How to Scale from 0 to 30 QPS in 2 Weeks
The Problem
When running Bask, one of our early corporate partners required us to agree to a pretty aggressive SLA in order to sign on for a 1 month test of our recommendation engine. The SLA included the following requirements:
Previous to this integration, we had only pushed our recommendation engine to .5 QPS (1 query every 2 seconds) in a production environment. We needed to achieve 30 QPS and we only had 2 weeks to get it done.
The Solution
We built our enviroment on the AWS (Amazon Web Services) platform, so we could throw compute power at the problem. Our partner was footing the bill, and although it wasn’t part of the SLA, we knew we couldn’t hit them with $5,000 bill each month. Our solution contained two components:
Simplifying the Software Stack
Previous to this deployment, we had performance firmly under control with average response times of under 500ms, our stress testing showed us that under load these average went way up, and 30 QPS certainly represented load. Our analysis showed this latency was due primarily to 2 bottlenecks in our stack.
First, a quick explanation of the original stack. Our recommendation engine was build in python and exposed as an API on the web. Requests were proxied from Apache through to PHP, which would then grab some data out of MySql and pass the relevant data to python which then sent our personalized recommendations back up the stack.

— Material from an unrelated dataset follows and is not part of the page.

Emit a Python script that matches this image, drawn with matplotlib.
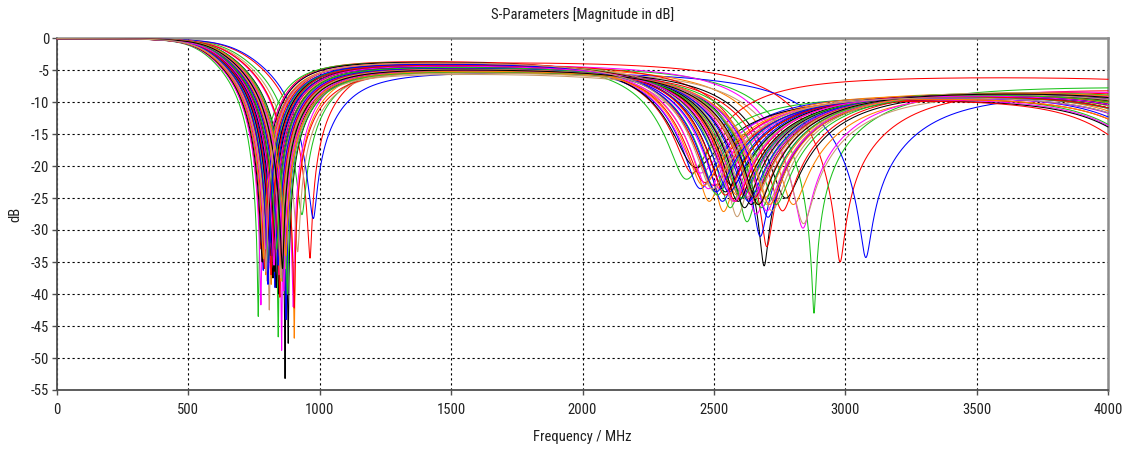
import numpy as np
import matplotlib
matplotlib.use("Agg")
import matplotlib.pyplot as plt
from matplotlib import font_manager as fm

# ---------------- data ----------------
# colour order of the curves: red, green, blue, orange, magenta, black, tan (repeating)
notch1_mhz = [963, 932, 975, 903, 899, 868, 916,
              870, 842, 855, 815, 855, 880, 808,
              777, 766, 785, 795, 776, 781, 800,
              903, 820, 830, 835, 812, 845, 825,
              800, 850, 810, 860, 838, 822, 865,
              790, 858, 872, 828, 845, 812, 840,
              848, 805, 818, 852, 792, 835, 870,
              828, 877, 842, 786, 863, 826, 852,
              815, 836, 803, 870, 826, 858, 795]
notch1_db = [-34.4, -27.6, -28.2, -46.9, -42.0, -53.2, -33.4,
             -33.0, -46.7, -37.0, -38.5, -48.8, -47.7, -42.5,
             -33.0, -43.5, -36.3, -37.0, -41.7, -35.0, -38.0,
             -42.2, -34.0, -39.0, -33.0, -36.0, -40.0, -31.0,
             -30.0, -36.0, -32.0, -35.5, -33.5, -37.5, -30.5,
             -36.0, -38.0, -44.0, -36.5, -37.0, -34.0, -35.0,
             -40.5, -35.0, -34.0, -38.0, -33.0, -39.0, -36.0,
             -32.5, -40.0, -35.5, -34.5, -39.5, -36.5, -37.5,
             -37.0, -33.0, -38.5, -34.0, -35.5, -36.0, -36.5]
notch2_mhz = [2980, 2881, 3078, 2800, 2838, 2691, 2840,
              2701, 2625, 2676, 2535, 2660, 2771, 2587,
              2416, 2390, 2445, 2480, 2440, 2422, 2500,
              2760, 2560, 2600, 2585, 2520, 2640, 2570,
              2495, 2655, 2530, 2690, 2610, 2565, 2700,
              2460, 2680, 2705, 2595, 2640, 2540, 2620,
              2650, 2510, 2555, 2665, 2475, 2615, 2720,
              2580, 2735, 2630, 2455, 2700, 2590, 2655,
              2540, 2605, 2505, 2710, 2575, 2668, 2490]
notch2_db = [-35.0, -43.0, -34.3, -26.0, -29.7, -35.6, -29.0,
             -32.6, -28.7, -31.0, -27.1, -27.5, -25.0, -27.9,
             -21.1, -22.0, -23.5, -25.5, -21.0, -20.1, -24.0,
             -27.0, -26.5, -25.0, -24.5, -23.5, -26.0, -25.5,
             -23.0, -24.0, -25.5, -25.0, -24.5, -23.0, -26.0,
             -22.5, -26.5, -28.0, -24.5, -25.5, -24.0, -25.0,
             -25.0, -24.5, -24.0, -26.0, -23.5, -26.5, -27.0,
             -25.5, -26.0, -25.5, -23.0, -27.0, -25.5, -25.0,
             -24.5, -25.0, -24.0, -26.0, -25.5, -26.0, -23.5]
mid_level_db = [-3.2, -3.9, -4.8, -4.0, -3.6, -4.3, -4.5,
                -3.5, -4.2, -4.0, -3.3, -3.8, -4.4, -3.4,
                -3.0, -3.1, -3.4, -3.6, -3.2, -3.1, -3.8,
                -4.6, -3.4, -4.1, -3.7, -3.5, -4.3, -3.9,
                -3.2, -4.4, -3.6, -4.7, -3.9, -3.6, -5.0,
                -3.3, -4.2, -4.5, -3.7, -4.0, -3.4, -3.9,
                -4.1, -3.5, -3.8, -4.3, -3.3, -3.9, -4.8,
                -3.6, -4.6, -4.0, -3.3, -4.4, -3.7, -4.2,
                -3.5, -3.9, -3.4, -4.5, -3.7, -4.3, -3.2]
high_level_db = [-7.2, -7.0, -7.7, -7.8, -7.4, -8.0, -7.9,
                 -7.6, -8.1, -7.8, -8.2, -7.9, -7.7, -8.1,
                 -5.6, -8.4, -8.2, -8.0, -8.6, -8.8, -8.1,
                 -7.5, -8.1, -7.9, -7.7, -8.2, -7.8, -8.0,
                 -8.5, -7.6, -8.1, -7.6, -7.9, -8.0, -7.5,
                 -8.7, -7.7, -7.6, -8.0, -7.8, -8.1, -7.9,
                 -7.8, -8.2, -8.0, -7.7, -8.4, -7.8, -7.6,
                 -7.9, -7.6, -7.8, -8.5, -7.7, -8.0, -7.8,
                 -8.1, -7.9, -8.3, -7.6, -8.0, -7.7, -8.3]
tail_mhz = [5000, 5200, 4700, 4700, 4800, 4500, 4800,
            4550, 4450, 4500, 4400, 4450, 4650, 4400,
            4800, 4200, 4250, 4300, 4200, 4200, 4350,
            4700, 4400, 4450, 4450, 4350, 4500, 4400,
            4250, 4550, 4350, 4600, 4450, 4400, 4600,
            4150, 4550, 4600, 4450, 4500, 4350, 4500,
            4500, 4350, 4400, 4550, 4300, 4450, 4600,
            4450, 4650, 4500, 4250, 4600, 4400, 4500,
            4350, 4450, 4300, 4600, 4400, 4550, 4300]

x_ticks = [0, 500, 1000, 1500, 2000, 2500, 3000, 3500, 4000]
y_ticks = [0, -5, -10, -15, -20, -25, -30, -35, -40, -45, -50, -55]
title_text = "S-Parameters [Magnitude in dB]"
xlabel_text = "Frequency / MHz"
ylabel_text = "dB"

# ---------------- style ----------------
palette = ['#ff0000', '#1cc21c', '#0000ff', '#ff8000', '#ff00ff', '#000000', '#c89b6e']


def pick_font():
    entries = fm.fontManager.ttflist
    prefs = ['Liberation Sans Narrow', 'Roboto Condensed', 'Open Sans Condensed',
             'Noto Sans Condensed', 'DejaVu Sans Condensed']
    for name in prefs:
        for e in entries:
            if e.name == name and e.style == 'normal' and e.weight in (400, 'normal', 'regular'):
                return e.fname, True
    for e in entries:
        if e.name in ('DejaVu Sans', 'Noto Sans', 'Open Sans') and e.stretch in ('condensed', 'semi-condensed') \
                and e.style == 'normal' and e.weight in (400, 'normal', 'regular'):
            return e.fname, True
    return fm.findfont('DejaVu Sans'), False


font_path, narrow = pick_font()
fsize = 10.5 if narrow else 8.5


def fp():
    return fm.FontProperties(fname=font_path, size=fsize)


# ---------------- resonance model used to draw each curve ----------------
freq = np.linspace(0, 4000, 8001)


def sig(z):
    return 1.0 / (1.0 + np.exp(-np.clip(z, -60, 60)))


def parts(f, f1, f2, l1, l2, f3):
    f = np.asarray(f, dtype=float)
    bg = l1 * sig((f - f1) / 30.0) + (l2 - l1) * sig((f - f2) / 60.0)
    d = f - f1
    x = np.where(d < 0, d / (0.28 * f1), d / (0.2 * f1))
    s1 = 1.0 / (1.0 + x ** 2 + np.where(d < 0, (np.abs(x) / 1.07) ** 6, 0.0))
    d = f - f2
    x = np.where(d < 0, d / (0.13 * f2), d / (0.13 * f2))
    s2 = 1.0 / (1.0 + x ** 2)
    x3 = (f - f3) / 350.0
    p3 = 0.9 / (1.0 + x3 ** 2)
    return bg, s1, s2, p3


def s11(f1, d1, f2, d2, l1, l2, f3):
    # depth factors chosen so that the curve reaches the read minimum at each notch
    bg, s1, s2, p3 = parts(np.array([f1, f2]), f1, f2, l1, l2, f3)
    a1, a2 = 0.0, 0.0
    for _ in range(5):
        rest1 = bg[0] + 10 * np.log10(1 - a2 * s2[0]) + 10 * np.log10(1 - p3[0])
        a1 = 1 - 10 ** ((d1 - rest1) / 10)
        rest2 = bg[1] + 10 * np.log10(1 - a1 * s1[1]) + 10 * np.log10(1 - p3[1])
        a2 = 1 - 10 ** ((d2 - rest2) / 10)
    bg, s1, s2, p3 = parts(freq, f1, f2, l1, l2, f3)
    return bg + 10 * np.log10(1 - a1 * s1) + 10 * np.log10(1 - a2 * s2) + 10 * np.log10(1 - p3)


# ---------------- figure ----------------
W, H = 1133, 451
fig = plt.figure(figsize=(W / 100, H / 100), dpi=100)
L, R, T, B = 57, 1108, 38, 390
ax = fig.add_axes([L / W, 1 - B / H, (R - L) / W, (B - T) / H])

for i in range(len(notch1_mhz)):
    y = s11(notch1_mhz[i], notch1_db[i], notch2_mhz[i], notch2_db[i],
            mid_level_db[i], high_level_db[i], tail_mhz[i])
    ax.plot(freq, y, color=palette[i % len(palette)], lw=0.75, zorder=3, clip_on=False)

ax.set_xlim(0, 4000)
ax.set_ylim(-55, 0)
ax.set_xticks(x_ticks)
ax.set_yticks(y_ticks)
ax.set_xticklabels([str(v) for v in x_ticks], fontproperties=fp())
ax.set_yticklabels([str(v) for v in y_ticks], fontproperties=fp())
ax.grid(True, color='black', linestyle=(0, (2, 2.5)), linewidth=0.8, zorder=1)
ax.set_axisbelow(True)
ax.tick_params(axis='x', direction='out', length=3.5, width=1, color='#505050', pad=6, labelcolor='#202020')
ax.tick_params(axis='y', direction='out', length=3.5, width=1, color='#505050', pad=2, labelcolor='#202020')
for side in ('top', 'right'):
    ax.spines[side].set_color('#8c8c8c')
    ax.spines[side].set_linewidth(1.8)
for side in ('left', 'bottom'):
    ax.spines[side].set_color('#505050')
    ax.spines[side].set_linewidth(1.3)
for sp in ax.spines.values():
    sp.set_zorder(2.5)

fig.text((L + R) / 2 / W, 1 - 15 / H, title_text, ha='center', va='center', fontproperties=fp(), color='#202020')
fig.text((L + R) / 2 / W, 1 - 437 / H, xlabel_text, ha='center', va='center', fontproperties=fp(), color='#202020')
fig.text(15 / W, 1 - 214 / H, ylabel_text, ha='center', va='center', rotation=90, fontproperties=fp(), color='#202020')

fig.savefig('out.png', dpi=100)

From our analysis, we knew that we need to drop the PHP layer. We also wanted to replace MySql with something faster. So we made sure Apache could go directly python (using ModWSGI) and we replaced MySql with a Redis cache. We now had the leanest stack we were comfortable deploying in production.
Auto Scaling - 2 Ways
We then went to work setting up the most efficient auto scaling infrastructure we could in AWS. We knew that our partner's traffic was very time-sensitive, this was an online food ordering site after all, so most of the traffic came at lunch and dinner time. Therefore, we set up time based scaling, automatically doubling capacity from 11am to 2pm and again from 5pm until 10pm.

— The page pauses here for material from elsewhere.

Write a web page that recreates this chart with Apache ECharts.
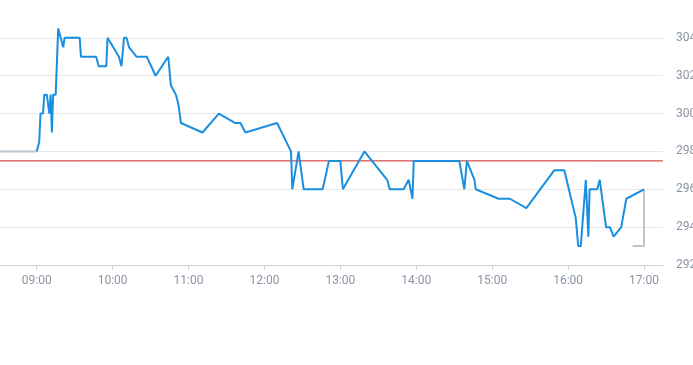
<!DOCTYPE html>
<html>
<head>
<meta charset="utf-8">
<script src="https://cdn.jsdelivr.net/npm/echarts@6/dist/echarts.min.js"></script>
<style>html,body{margin:0;padding:0;background:#fff}#c{width:693px;height:365px}</style>
</head>
<body>
<div id="c"></div>
<script>
var tradeTimes = ["09:00","09:02","09:03","09:05","09:06","09:08","09:10","09:11","09:12","09:13","09:15","09:17","09:21","09:22","09:34","09:35","09:47","09:49","09:55","09:56","10:05","10:07","10:09","10:11","10:13","10:19","10:27","10:34","10:44","10:46","10:50","10:52","10:54","11:11","11:24","11:37","11:41","11:45","12:10","12:11","12:21","12:22","12:27","12:31","12:46","12:51","13:00","13:02","13:19","13:37","13:39","13:50","13:54","13:57","13:58","14:34","14:38","14:40","14:46","14:47","15:05","15:14","15:27","15:49","15:57","16:06","16:08","16:10","16:14","16:16","16:17","16:23","16:25","16:30","16:33","16:36","16:42","16:46","17:00"];
var tradePrices = [298,298.5,300,300,301,301,300,301,299,301,301,304.5,303.5,304,304,303,303,302.5,302.5,304,303,302.5,304,304,303.5,303,303,302,303,301.5,301,300.5,299.5,299,300,299.5,299.5,299,299.5,299.5,298,296,298,296,296,297.5,297.5,296,298,296.5,296,296,296.5,295.5,297.5,297.5,296,297.5,296.5,296,295.5,295.5,295,297,297,294.5,293,293,296.5,293.5,296,296,296.5,294,294,293.5,294,295.5,296];
var preTimes = ["08:31","09:00"];
var prePrices = [298,298];
var postTimes = ["16:51","17:00","17:00"];
var postPrices = [293,293,296];
var refPrice = 297.5;
var refTimes = ["08:31","17:15"];
var hourTicks = ["09:00","10:00","11:00","12:00","13:00","14:00","15:00","16:00","17:00"];
var yTicks = [292,294,296,298,300,302,304];

function toMin(s){var p=s.split(":");return +p[0]*60 + +p[1];}
function fmt(m){var h=Math.floor(m/60),mm=Math.round(m%60);return (h<10?"0":"")+h+":"+(mm<10?"0":"")+mm;}
function pairs(t,v){return t.map(function(x,i){return [toMin(x),v[i]];});}
var tickVals = hourTicks.map(toMin);

var chart = echarts.init(document.getElementById('c'));
chart.setOption({
  animation:false,
  grid:{left:0,right:30,top:0,bottom:100,containLabel:false,outerBoundsMode:'none'},
  xAxis:{
    type:'value',min:toMin(refTimes[0]),max:toMin(refTimes[1]),
    axisLine:{lineStyle:{color:'#cdd3dd'}},
    axisTick:{customValues:tickVals,length:5,lineStyle:{color:'#cdd3dd'}},
    axisLabel:{customValues:tickVals,formatter:function(v){return fmt(v);},color:'#8a94a6',fontSize:12,margin:10,fontFamily:'Roboto, sans-serif'},
    splitLine:{show:false}
  },
  yAxis:{
    type:'value',position:'right',min:292,max:306,interval:2,
    axisLine:{show:false},axisTick:{show:false},
    axisLabel:{color:'#8a94a6',fontSize:12,margin:13,fontFamily:'Roboto, sans-serif',showMaxLabel:false},
    splitLine:{show:true,showMaxLine:false,lineStyle:{color:'#e6e8ec'}}
  },
  series:[
    {type:'line',data:refTimes.map(function(t){return [toMin(t),refPrice];}),symbol:'none',lineStyle:{color:'#c9231d',width:1},z:1},
    {type:'line',data:pairs(preTimes,prePrices),symbol:'none',lineStyle:{color:'#bcc6cf',width:2},z:2},
    {type:'line',data:pairs(postTimes,postPrices),symbol:'none',lineStyle:{color:'#bcc6cf',width:2},z:2},
    {type:'line',data:pairs(tradeTimes,tradePrices),symbol:'none',lineStyle:{color:'#1a8fe0',width:2},z:3}
  ]
});
</script>
</body>
</html>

In addition to the time based scaling, we also set up CPU based scaling. The CPU based scaled was configured to fire up new instances if the average CPU load of all available machines exceeded 80%.
The Result
After the solution outlined above was implemented, we saw 100% uptime during the 1 month test, peaking at 35 QPS, with an average response time of 360ms. The infrastructure cost $1200 for the month. Despite an early concern that our small team couldn't handle scaling to their needs, our partner was hugely impressed by the resilience of our product to their traffic.